House rules

the eu & hungary

Hungary’s drubbing in Luxembourg shows why the sovereigntists are half right: EU members can’t just do what they want. That’s a good thing.

The European Court of Justice rarely sits as a Full Court. On April 21 it did so to deliver a comprehensive drubbing to Hungary. Its 2021 ‘child-protection’ law (which, among other things, barred minors from encountering audiovisual content that ‘promotes’ homosexuality or gender transition) breached four separate layers of European law. The judges found infringements of the internal market’s services directives, of four articles of the Charter of Fundamental Rights, of the GDPR and, in a first, of Article 2 of the Treaty on European Union itself: the provision which sets out the Union’s foundational values. The Commission had been joined in the case by 16 member states. The judges, for good measure, added that Hungary could not invoke its national identity to justify the law. In plain English, it must go.

Lawyers will spend months picking over the finding on Article 2. It has never before been wielded as a stand-alone ground of infringement against a member state, and Advocate General Tamara Ćapeta called it a “red line” issue in her opinion last June: cross it and membership itself is in play. Politicians in Budapest are already treating the ruling as a to-do list. Péter Magyar, whose Tisza party ended 16 years of Fidesz rule at the polls on April 12, has not yet moved into the prime minister’s office but has spent the past week shuttling between Brussels and Budapest with reform plans in hand.

On the facts of this week’s ruling, the sovereigntists are right. A law duly passed by an elected Hungarian parliament, and energetically defended for five years by the man who put it on the books, has been struck down in Luxembourg. Foreign judges have indeed overridden domestic democracy. Where the sovereigntists go wrong is next: in concluding that they have been hard done by.

On joining the Union in 2004, Hungary signed up to precisely this sort of treatment. It did so by negotiating its way through 35 separate chapters of the acquis, which every candidate spends the best part of a decade wading through. Ukraine began its own march in June 2022. Britain, meanwhile, has been learning what leaving costs. The Office for Budget Responsibility still puts the long-run productivity hit from Brexit at around four per cent, and British lorry drivers making the run to Calais get reacquainted with customs paperwork every morning. Exit turns out to be a way of recovering sovereignty at a price most voters would now, on reflection, rather not have paid.

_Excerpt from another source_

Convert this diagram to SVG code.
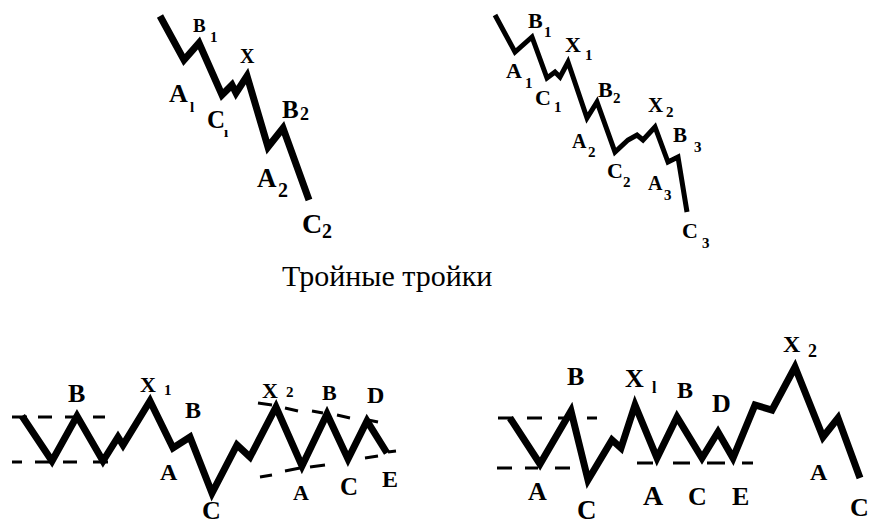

The only adult in the room

For members in good standing, the arithmetic runs the other way. Hungary has roughly 17 billion euros  of recovery and cohesion money tied up in rule-of-law disputes, and stands to lose close to 10 billion euros of it for good if Magyar’s government fails to move before August. Anti-corruption legislation, accession to the European Public Prosecutor’s Office, the restoration of judicial independence, an overhaul of public procurement: the incoming prime minister’s opening bid to Brussels reads like the Commission’s own grievance file, read back to it with interest. “Hungary wants to be a country where no one is discriminated against because they think differently or because they love someone who is different from the majority,” Magyar said on the eve of the verdict. Six months ago, with Fidesz still in office, that sentence would have been treated in Budapest as a declaration of war.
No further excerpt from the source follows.